RTÉ Choice

Ireland;
- Broadcast area: National - Ireland
- Frequencies: DAB: Mux 1 UPC Ireland: Channel 941 Saorview: 207

Programming
- Format: Talk
- Affiliations: World Radio Network

Ownership
- Owner: Raidió Teilifís Éireann (RTÉ)
- Sister stations: RTÉ Radio 1

History
- First air date: 2007
- Last air date: 2013

= RTÉ Choice =

Irish digital radio station

RTÉ Choice was a digital radio station of the Irish public-service broadcaster Raidió Teilifís Éireann (RTÉ), made specifically for talk-radio. RTÉ realigned their digital radio services in 2013 and much of the content on RTÉ Choice began broadcasting on RTÉ Radio 1 Extra, by May 2013 both channels were simulcasts of one another. RTÉ Choice has since ceased broadcasting.

==History==
Initially the broadcaster placed the station on the digital terrestrial television trial service in late October 2007. Along with five other new digital stations, RTÉ Choice was launched on 1 December 2008. It broadcast comedy shows, documentaries, vintage shows, music, and international programming sourced either from RTÉ's own broadcasts or via the World Radio Network from providers such as BBC World Service, National Public Radio and Radio Netherlands Worldwide.

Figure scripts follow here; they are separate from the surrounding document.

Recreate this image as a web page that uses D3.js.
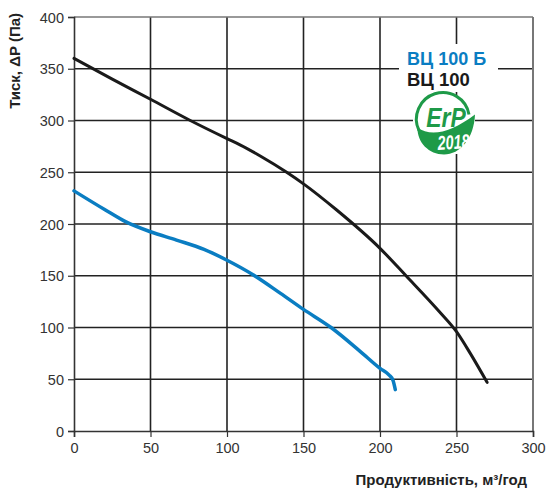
<!DOCTYPE html>
<html><head><meta charset="utf-8">
<script src="https://cdn.jsdelivr.net/npm/d3@7"></script>
<style>
body{margin:0;background:#fff;}
svg{display:block;font-family:"Liberation Sans",Arial,sans-serif;}
</style></head>
<body>
<svg id="c" width="547" height="489"></svg>
<script>
// Data
const xTicks = [0, 50, 100, 150, 200, 250, 300];
const yTicks = [0, 50, 100, 150, 200, 250, 300, 350, 400];
const seriesNames = ["ВЦ 100 Б", "ВЦ 100"];
const flowB = [0, 20, 34, 50, 67, 85, 100, 117, 135, 150, 168, 187, 200, 206, 208.5, 210];
const pressB = [232, 214, 202, 192.5, 184.5, 175.5, 165, 151, 133, 117.5, 100, 77, 60.5, 54, 49, 40];
const flow = [0, 25, 50, 76, 100, 108.5, 122, 139, 150, 171.7, 200, 217, 239, 250, 259, 270];
const press = [360, 340, 320.5, 300, 282.5, 276.5, 265.5, 250, 238.8, 213.5, 176.5, 150, 115, 96, 75, 47];
const xTitle = "Продуктивність, м³/год";
const yTitle = "Тиск, ΔP (Па)";

const svg = d3.select("#c");
const x = d3.scaleLinear().domain([0, 300]).range([74, 533]);
const y = d3.scaleLinear().domain([0, 400]).range([431, 17]);

// grid
const g = svg.append("g");
g.selectAll(".vg").data(xTicks.slice(1, -1)).join("line")
  .attr("x1", d => x(d)).attr("x2", d => x(d)).attr("y1", y(0)).attr("y2", y(400))
  .attr("stroke", "#222").attr("stroke-width", 1.6);
g.selectAll(".hg").data(yTicks.slice(1, -1)).join("line")
  .attr("x1", x(0)).attr("x2", x(300)).attr("y1", d => y(d)).attr("y2", d => y(d))
  .attr("stroke", "#222").attr("stroke-width", 1.6);
// top / right border
g.append("line").attr("x1", x(0)).attr("x2", x(300)).attr("y1", y(400)).attr("y2", y(400)).attr("stroke", "#777").attr("stroke-width", 1.6);
g.append("line").attr("x1", x(300)).attr("x2", x(300)).attr("y1", y(0)).attr("y2", y(400)).attr("stroke", "#777").attr("stroke-width", 2);

// axes
const xAxis = svg.append("g").attr("transform", `translate(0,${y(0)})`)
  .call(d3.axisBottom(x).tickValues(xTicks).tickSize(6).tickPadding(6));
const yAxis = svg.append("g").attr("transform", `translate(${x(0)},0)`)
  .call(d3.axisLeft(y).tickValues(yTicks).tickSize(6).tickPadding(4));
[xAxis, yAxis].forEach(a => {
  a.select(".domain").attr("stroke", "#333").attr("stroke-width", 1.6);
  a.selectAll(".tick line").attr("stroke", "#333").attr("stroke-width", 1.2);
  a.selectAll(".tick text").attr("fill", "#333").attr("font-size", 14.5).attr("font-family", "Liberation Sans, Arial, sans-serif");
});
yAxis.selectAll(".tick text").attr("dy", "0.35em");

// legend white box + logo white box
svg.append("rect").attr("x", 399).attr("y", 44).attr("width", 99).attr("height", 48).attr("fill", "#fff");
svg.append("rect").attr("x", 413).attr("y", 95).attr("width", 62).attr("height", 59).attr("fill", "#fff");

// curves
const line = d3.line().x(d => x(d[0])).y(d => y(d[1])).curve(d3.curveMonotoneX);
svg.append("path").datum(flowB.map((f, i) => [f, pressB[i]]))
  .attr("d", line).attr("fill", "none").attr("stroke", "#0a7dc2").attr("stroke-width", 3.5).attr("stroke-linecap", "round");
svg.append("path").datum(flow.map((f, i) => [f, press[i]]))
  .attr("d", line).attr("fill", "none").attr("stroke", "#1a1a1a").attr("stroke-width", 3).attr("stroke-linecap", "round");

// legend text
svg.append("text").attr("x", 407).attr("y", 65).attr("font-size", 18).attr("font-weight", "bold").attr("fill", "#0a7dc2").text(seriesNames[0]);
svg.append("text").attr("x", 407).attr("y", 86).attr("font-size", 18.5).attr("font-weight", "bold").attr("fill", "#1a1a1a").text(seriesNames[1]);

// ErP logo
const lg = svg.append("g").attr("transform", "translate(445,126.5)");
const green = "#1e9a48";
lg.append("path").attr("d", "M24,-12 A26.5,26.5 0 1 0 -26,4").attr("fill", "none").attr("stroke", green).attr("stroke-width", 3);
lg.append("path").attr("d", "M-27.5,1 C-14,11 6,6 30,-12 C29,12 15,28 -1,28 C-16,28 -28,16 -27.5,1 Z").attr("fill", green);
lg.append("text").attr("transform", "translate(1,0) scale(0.85,1)").attr("text-anchor", "middle").attr("font-size", 27).attr("font-weight", "bold").attr("font-style", "italic").attr("fill", green).attr("font-family", "Liberation Sans, Arial, sans-serif").text("ErP");
lg.append("text").attr("transform", "translate(9,22.5) rotate(-4) scale(0.72,1)").attr("text-anchor", "middle").attr("font-size", 20).attr("font-weight", "bold").attr("font-style", "italic").attr("fill", "#fff").attr("font-family", "Liberation Sans, Arial, sans-serif").text("2018");

// titles
svg.append("text").attr("transform", "translate(20,13) rotate(-90)").attr("text-anchor", "end")
  .attr("font-size", 15).attr("font-weight", "bold").attr("fill", "#222").text(yTitle);
svg.append("text").attr("x", 527).attr("y", 485).attr("text-anchor", "end")
  .attr("font-size", 15).attr("font-weight", "bold").attr("fill", "#222").text(xTitle);
</script>
</body></html>
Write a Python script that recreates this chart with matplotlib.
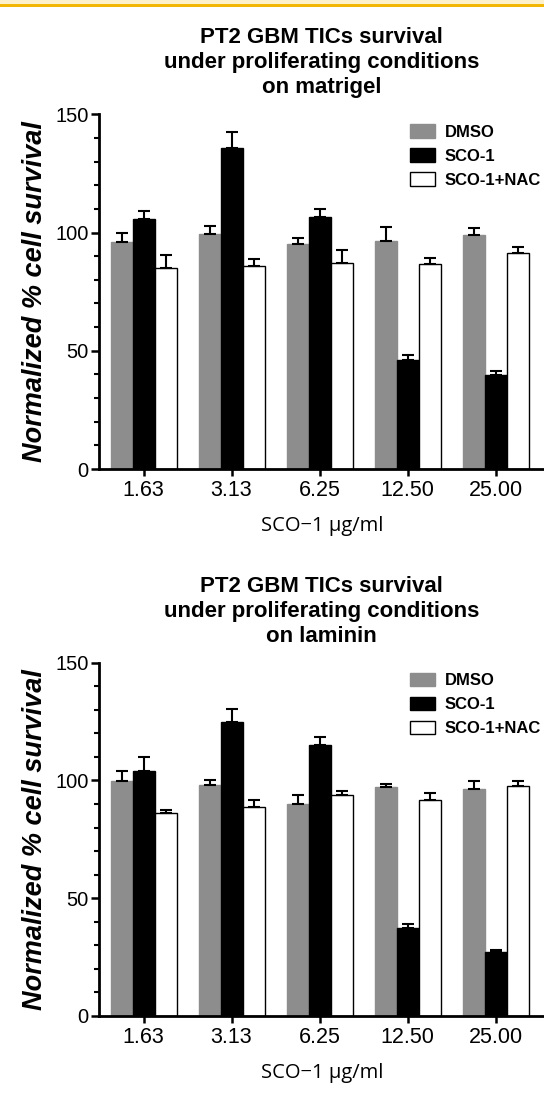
import numpy as np
import matplotlib
matplotlib.use("Agg")
import matplotlib.pyplot as plt
from matplotlib.patches import Rectangle
from matplotlib.ticker import MultipleLocator

plt.rcParams['font.family'] = ['Liberation Sans', 'DejaVu Sans']

doses = ["1.63", "3.13", "6.25", "12.50", "25.00"]
groups = ["DMSO", "SCO-1", "SCO-1+NAC"]

# matrigel panel: means and upper error (SEM)
mat_dmso = [95.8, 99.5, 95.1, 96.4, 99.1]
mat_dmso_err = [4.0, 3.4, 2.4, 5.9, 2.8]
mat_sco = [105.7, 135.6, 106.4, 46.2, 39.8]
mat_sco_err = [3.4, 6.9, 3.7, 2.0, 1.5]
mat_nac = [85.1, 85.7, 87.0, 86.5, 91.5]
mat_nac_err = [5.4, 3.1, 5.7, 2.7, 2.5]

# laminin panel
lam_dmso = [99.9, 97.9, 90.0, 97.2, 96.4]
lam_dmso_err = [4.1, 2.3, 4.0, 1.3, 3.4]
lam_sco = [104.0, 124.7, 115.1, 37.3, 27.1]
lam_sco_err = [6.1, 5.5, 3.2, 1.7, 1.0]
lam_nac = [86.2, 88.6, 93.6, 91.7, 97.5]
lam_nac_err = [1.4, 3.1, 1.7, 3.1, 2.3]

colors = ["#8d8d8d", "#000000", "#ffffff"]


def draw_panel(ax, title, means, errs):
    x = np.arange(len(doses))
    w = 0.25
    for i, (m, e) in enumerate(zip(means, errs)):
        pos = x + (i - 1) * w
        ax.bar(pos, m, width=w, color=colors[i],
               edgecolor="black" if i == 2 else colors[i],
               linewidth=1.0, label=groups[i], zorder=2)
        ax.errorbar(pos, m, yerr=[np.zeros(len(e)), e], fmt="none",
                    ecolor="black", elinewidth=1.5, capsize=4.3,
                    capthick=1.5, zorder=3)
    ax.set_xlim(-0.5, 4.55)
    ax.set_ylim(0, 150)
    ax.set_xticks(x)
    ax.set_xticklabels(doses, fontsize=15.5)
    ax.set_yticks([0, 50, 100, 150])
    ax.yaxis.set_minor_locator(MultipleLocator(10))
    ax.tick_params(axis="y", labelsize=14.5, length=6, width=1.8, pad=2)
    ax.tick_params(axis="y", which="minor", length=3.5, width=1.5)
    ax.tick_params(axis="x", length=5, width=1.8, pad=3)
    for s in ["top", "right"]:
        ax.spines[s].set_visible(False)
    for s in ["left", "bottom"]:
        ax.spines[s].set_linewidth(2.0)
    ax.set_xlabel("SCO\u22121 \u03bcg/ml", fontsize=14.5, labelpad=11,
                  family=["Open Sans", "DejaVu Sans"])
    ax.set_ylabel("Normalized % cell survival", fontsize=19.5,
                  fontweight="bold", style="italic", labelpad=5)
    ax.text(0.5, 1.045, title, transform=ax.transAxes, ha="center",
            va="bottom", fontsize=16, fontweight="bold", linespacing=1.25)
    leg = ax.legend(loc="upper left", bbox_to_anchor=(0.6985, 0.972),
                    frameon=False, fontsize=12, handlelength=1.5,
                    handleheight=0.9, labelspacing=0.5, handletextpad=0.6,
                    borderpad=0, borderaxespad=0)
    for t in leg.get_texts():
        t.set_fontweight("bold")


fig = plt.figure(figsize=(5.44, 11.0), dpi=100)
fig.patches.append(Rectangle((0, 0.9964), 1, 0.0036, transform=fig.transFigure,
                             facecolor="#fdf1cc", edgecolor="none"))
fig.patches.append(Rectangle((0, 0.9936), 1, 0.0028, transform=fig.transFigure,
                             facecolor="#f2b705", edgecolor="none"))

ax1 = fig.add_axes([0.1829, 0.5736, 0.8171, 0.3225])
draw_panel(ax1, "PT2 GBM TICs survival\nunder proliferating conditions\non matrigel",
           [mat_dmso, mat_sco, mat_nac], [mat_dmso_err, mat_sco_err, mat_nac_err])

ax2 = fig.add_axes([0.1829, 0.0764, 0.8171, 0.3212])
draw_panel(ax2, "PT2 GBM TICs survival\nunder proliferating conditions\non laminin",
           [lam_dmso, lam_sco, lam_nac], [lam_dmso_err, lam_sco_err, lam_nac_err])

fig.savefig("out.png", dpi=100)
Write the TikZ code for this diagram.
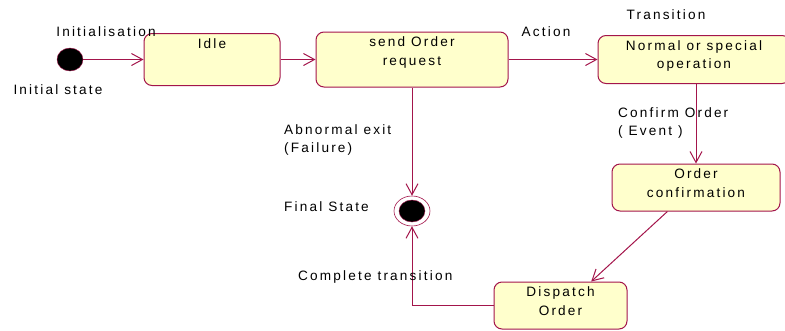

The channel was also available on Saorview Ireland's free to air DTT service.

==Closure==
RTÉ's five-year plan submitted to the Broadcasting Authority of Ireland outlined a number of changes that RTÉ has in mind for their digital radio services. The first to be addressed was the axing of RTÉ Choice radio in favour of a more talk based RTÉ Radio 1 Extra. RTÉ's five-year plan also outlines proposals to looking into part-time service RTÉ Chill and RTÉ Gold.